A decade ago, Lamar Alexander, the former senator from Tennessee, once said that the division inside the Republican Party was not one of moderates vs. conservatives but rather “between conservatives who think their job is finished when they make a speech and conservatives who want to govern.” By that measure, things have only gotten worse in the past decade.

The GOP’s tiny House majority shrank by one this week when Democrat Tom Suozzi, a former member of the House, won the special election in New York in the district once held by the disgraced George Santos, a Republican who was expelled from the House for ethical reasons. Some Republicans wrote off the loss as to be expected in a district Biden won in 2020.

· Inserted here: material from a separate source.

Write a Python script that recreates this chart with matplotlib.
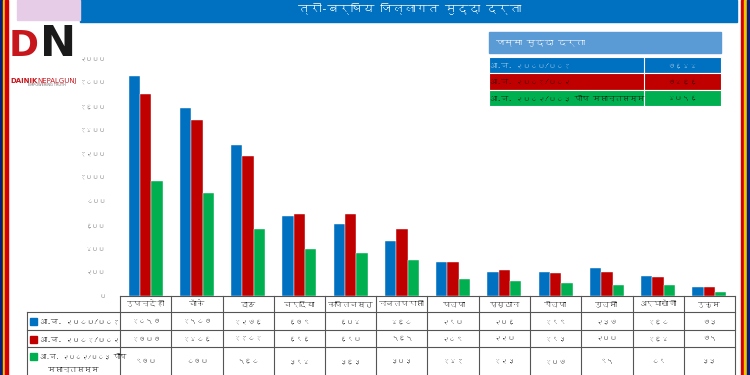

Republicans had sought to make immigration the central issue in the election, as a flood of migrants into New York has strained the city’s and the state’s capacity to handle them and heightened public attention. Suozzi took up the call to deal more stiffly with the border surge but also called out the hypocrisy of congressional Republicans for killing the bipartisan compromise. He won the election by eight percentage points.

Johnson and his Republican colleagues face another round of decisions when they return from their current recess. One will be aid for Ukraine and Israel. Another will be how to keep the government funded, an issue that long has divided Republicans in the House. That issue ultimately was McCarthy’s undoing, when he put on the floor a funding bill that was approved with Democratic votes.

Johnson’s speakership could hinge on how he navigates these issues. His tenure could end quickly or continue through the year. At that point, voters will decide whether they want Republicans to remain in the majority or take power out of their hands and give it back to the Democrats. Johnson’s first months as speaker have been difficult but perhaps nothing like what awaits him.